Banyak yang berkata dirimu shalihah, maka buktikanlah bahwa mereka
benar. Kalau di sapa agakbeda saja
sudah salah tingkah, disapa jahil malah berbalas sumpah serapah takkan ada lagi
ketenangan yang harusnya kita tunjukkan. Satu kali keburukan yang engkau semai, image seorang
muslimah yang tak baik bukan hanya akan ditujukan padamu. Tapi akan tersemat di
tiap dahi setiap muslimah di manapun berada. Right?
“Serulah manusia kepada jalan
Tuhan-mu dengan hikmah dan pelajaran yang baik dan bantahlah mereka dengan cara yang lebih baik. Sesungguhnya Tuhan-mu, Dia-lah yang lebih mengetahui tentang siapa
yang tesesat di jalan-Nya dan dialah yang lebih mengetahui orang-orang yang
mendapatkan petunjuk. Dan jika kamu
memberikan balasan, maka balaslah dengan balasan yang sama dengan siksaan yang
ditimpakan kepadamu. Akan tetapi,
jika kamu bersabar, sesungguhnya itulah yang lebih baik bagi orang-orang yang
bersabar.” (QS. An-Nahl
16: 125-126)
Selama ada cara yang terbaik untuk menghadapi hal yang tak baik,
maka tempuhlah jalan itu. Membalasnya? Bolehkah demikian? Boleh saja... Tapi,
coba deh difikir-fikir lagi klo mau balas kejahatan dengan kejahatan. Kata Muhammad Assad, dalam bukunya Notes From Qatar 2, hal itu cuma bakal jadi dendam
berkepanjangan. Maka, selalu berbuat baiklah kepada siapapun. Bahkan kepada
orang yang telah berbuat jahat kepada kita. Jika kita mau mengamalkan ayat di
atas, maka kita akan menjadi insan yang luar biasa. Meski orang lain berbuat
aniaya pada kita, dengan segera kita berlapang hati untuk memaafkannya.

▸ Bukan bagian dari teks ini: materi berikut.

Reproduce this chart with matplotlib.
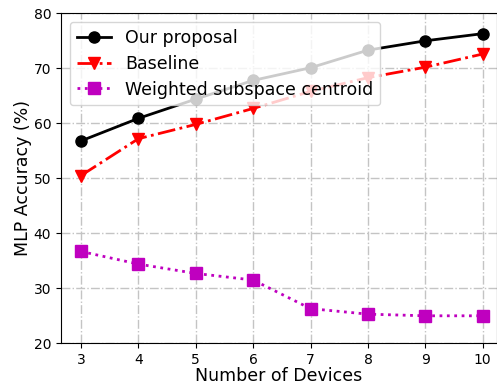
import matplotlib
matplotlib.use('Agg')
import matplotlib.pyplot as plt

devices = [3, 4, 5, 6, 7, 8, 9, 10]
ours = [56.8, 60.9, 64.4, 67.8, 70.1, 73.3, 75.0, 76.3]
baseline = [50.5, 57.2, 59.8, 62.7, 65.8, 68.3, 70.2, 72.6]
weighted = [36.7, 34.4, 32.7, 31.5, 26.3, 25.3, 25.0, 25.0]

fig = plt.figure(figsize=(4.97, 3.84), dpi=100)
ax = fig.add_axes([61 / 497, 40.7 / 384, 435.5 / 497, 330 / 384])

ax.plot(devices, ours, 'k-', marker='o', markersize=8, linewidth=2, label='Our proposal')
ax.plot(devices, baseline, 'r-.', marker='v', markersize=9, linewidth=2, label='Baseline')
ax.plot(devices, weighted, 'm:', marker='s', markersize=8, linewidth=2, label='Weighted subspace centroid')

ax.set_xlim(2.651, 10.24)
ax.set_ylim(20, 80)
ax.set_xticks(devices)
ax.tick_params(labelsize=10)
ax.grid(True, linestyle='-.', color='#c4c4c4', linewidth=1)
ax.set_xlabel('Number of Devices', fontsize=12.5, labelpad=0)
ax.set_ylabel('MLP Accuracy (%)', fontsize=12.5, labelpad=1)
ax.legend(loc='upper left', fontsize=12.5, labelspacing=0.45)

fig.savefig('out.png', dpi=100)
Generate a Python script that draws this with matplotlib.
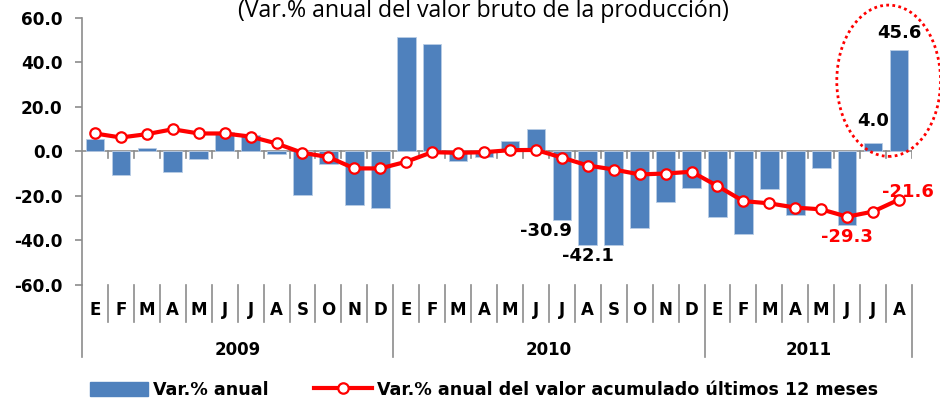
import matplotlib as mpl
import matplotlib.pyplot as plt
import numpy as np
from matplotlib.lines import Line2D
from matplotlib.patches import Ellipse, Patch

# ========= Data =========
MONTHS = ["E", "F", "M", "A", "M", "J", "J", "A", "S", "O", "N", "D"] * 2 + ["E", "F", "M", "A", "M", "J", "J", "A"]
YEARS = ["2009", "2010", "2011"]
YEAR_LEN = [12, 12, 8]

var_anual = [5.4, -10.6, 1.5, -9.1, -3.3, 8.8, 7.2, -0.9, -19.6, -5.5, -24.2, -25.2,
             51.6, 48.4, -4.2, -2.4, 4.6, 10.3, -30.9, -42.1, -42.1, -34.2, -22.5, -16.3,
             -29.3, -37.2, -17.0, -28.4, -7.3, -33.1, 4.0, 45.6]
var_acum12 = [8.1, 6.3, 7.8, 10.0, 8.1, 8.1, 6.7, 3.6, -0.6, -2.5, -7.6, -7.6,
              -4.6, -0.3, -0.6, -0.3, 0.6, 0.7, -2.7, -6.3, -8.1, -10.3, -9.9, -9.1,
              -15.5, -22.3, -23.3, -25.2, -26.0, -29.3, -27.0, -21.6]

BAR_LABELS = {18: "-30.9", 19: "-42.1", 30: "4.0", 31: "45.6"}
LINE_LABELS = {29: "-29.3", 31: "-21.6"}

BLUE = "#4F81BD"
RED = "#FF0000"
GRAY = "#8C8C8C"
NARROW = ["Liberation Sans Narrow", "DejaVu Sans"]
FS = 13

mpl.rcParams["font.family"] = ["DejaVu Sans"]

fig = plt.figure(figsize=(9.4, 4.01), dpi=100)
ax = fig.add_axes([82 / 940, 116 / 401, 830 / 940, 267 / 401])

n = len(var_anual)
x = np.arange(n) + 0.5
ax.bar(x, var_anual, width=0.72, color=BLUE, edgecolor="#B9CDE5", linewidth=0.6, zorder=2)
ax.axhline(0, color=GRAY, lw=1.2, zorder=1)
ax.plot(x, var_acum12, color=RED, lw=3, marker="o", ms=7.5, mfc="white",
        mec=RED, mew=1.6, zorder=4)

ax.set_xlim(0, n)
ax.set_ylim(-60, 60)
ax.set_yticks(np.arange(-60, 61, 20))
ax.set_yticklabels([f"{v:.1f}" for v in np.arange(-60, 61, 20)], fontsize=12.2, fontweight="bold")
ax.tick_params(axis="y", length=5, color=GRAY, width=1.2, pad=9)
ax.set_xticks([])
for s in ["top", "right", "bottom"]:
    ax.spines[s].set_visible(False)
ax.spines["left"].set_color(GRAY)
ax.spines["left"].set_linewidth(1.2)

# small tick marks below the zero line at month boundaries
for k in range(1, n + 1):
    ax.plot([k, k], [0, -3], color=GRAY, lw=1.2, zorder=1)

# category area below the plot
xt = ax.get_xaxis_transform()
starts = np.cumsum([0] + YEAR_LEN)
for k in range(0, n + 1):
    bottom = -0.27 if k in starts else -0.14
    ax.plot([k, k], [0, bottom], color=GRAY, lw=1.2, transform=xt, clip_on=False)
for i, m in enumerate(MONTHS):
    ax.text(i + 0.5, -0.094, m, transform=xt, ha="center", va="center",
            fontsize=12, fontweight="bold", family=NARROW)
for yr, s0, ln in zip(YEARS, starts[:-1], YEAR_LEN):
    ax.text(s0 + ln / 2, -0.243, yr, transform=xt, ha="center", va="center",
            fontsize=12, fontweight="bold", family=NARROW)

# data labels
for i, t in BAR_LABELS.items():
    v = var_anual[i]
    if v < 0:
        ax.text(x[i] - (0.6 if i == 18 else 0), v - 5, t, ha="center", va="center",
                fontsize=FS, fontweight="bold")
    else:
        ax.text(x[i], v + (9.5 if i == 30 else 7.5), t, ha="center", va="center",
                fontsize=FS, fontweight="bold")
for i, t in LINE_LABELS.items():
    v = var_acum12[i]
    if i == 29:
        ax.text(x[i], v - 9, t, ha="center", va="center", color=RED,
                fontsize=FS, fontweight="bold")
    else:
        ax.text(x[i] + 0.35, v + 3.6, t, ha="center", va="center", color=RED,
                fontsize=FS, fontweight="bold")

ax.add_patch(Ellipse((31.1, 31.8), 4.0, 68, fill=False, ec=RED, lw=2,
                     ls=(0, (1, 1.2)), clip_on=False, zorder=5))

fig.text(483 / 940, 1 - 11 / 401, "(Var.% anual del valor bruto de la producción)",
         ha="center", va="center", fontsize=16.7, family=["Open Sans", "DejaVu Sans"])

handles = [
    Patch(facecolor=BLUE, edgecolor=BLUE),
    Line2D([], [], color=RED, lw=3, marker="o", ms=7.5, mfc="white", mec=RED, mew=1.6),
]
fig.legend(handles, ["Var.% anual", "Var.% anual del valor acumulado últimos 12 meses"],
           loc="center", bbox_to_anchor=(0.515, 0.028), ncol=2, frameon=False,
           handlelength=3.3, handleheight=0.85, columnspacing=2.6, handletextpad=0.3,
           prop={"family": NARROW, "weight": "bold", "size": 12.6})

fig.savefig("out.png", dpi=100)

Tetaplah berbuat baik kepadanya. Lalu kita bersabar atasnya. Toh, kita balas
atau tidak... ada Allah yang akan membalas mereka setara dengan perbuatannya.
Siapkah kita menjadi pribadi yang demikian?

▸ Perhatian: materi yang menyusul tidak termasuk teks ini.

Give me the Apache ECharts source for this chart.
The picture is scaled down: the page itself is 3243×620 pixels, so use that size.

Sedikit pesan-pesan nih. Buat yang suka jahil atau temennya yang
hobi jahil seperti dalam cerita, masihkah punya alasan untuk menjahili para
muslimah? Tolong segera berbenah diri ya, soalnya kadang muslimah-muslimah itu
sebenarnya tak punya banyak waktu untuk kalian. Beneran deh. Oh ya, jangan lupa
baca notes ini, mulai part 1 lalu lanjut part 2. Hehehe. Bagi para muslimah, mari belajar
menjadi cerminan sosok muslimah yang sebenarnya. Amalkan tiap-tiap ilmu yang
kita dapat, yang nantinya menjadi ciri/identitas muslimah yang rahmatan lil ‘alamin. Bukan yang sembarangan bisa
digodain. Okey!
Terakhir, sebenarnya masih banyak yang dapat kita uraikan mengenai
hal ini. Apalagi pembahasan ini kaitannya terjadi dalam keseharian kita.
Sungguh, ini hanya lintasan pemikiran saya yang mungkin baru dapat saya uraikan
secara dangkal. Mungkin ada sisi ego saya sebagai seorang muslimah. Namun saya
berusaha memandang dari sisi objektifitas, berdasarkan fakta dan
menyelaraskannya dengan al-Qur’an dan Sunnah. Memandang dari banyak sisi,
selalu membuat saya belajar. Apa yang saya anggap benar,tentunya masih ada yang
Maha Benar.
Wallahua’lam bi ash-shawab.
Pejuang pena,
berjihad dengan ilmu lewat goresan tintanya.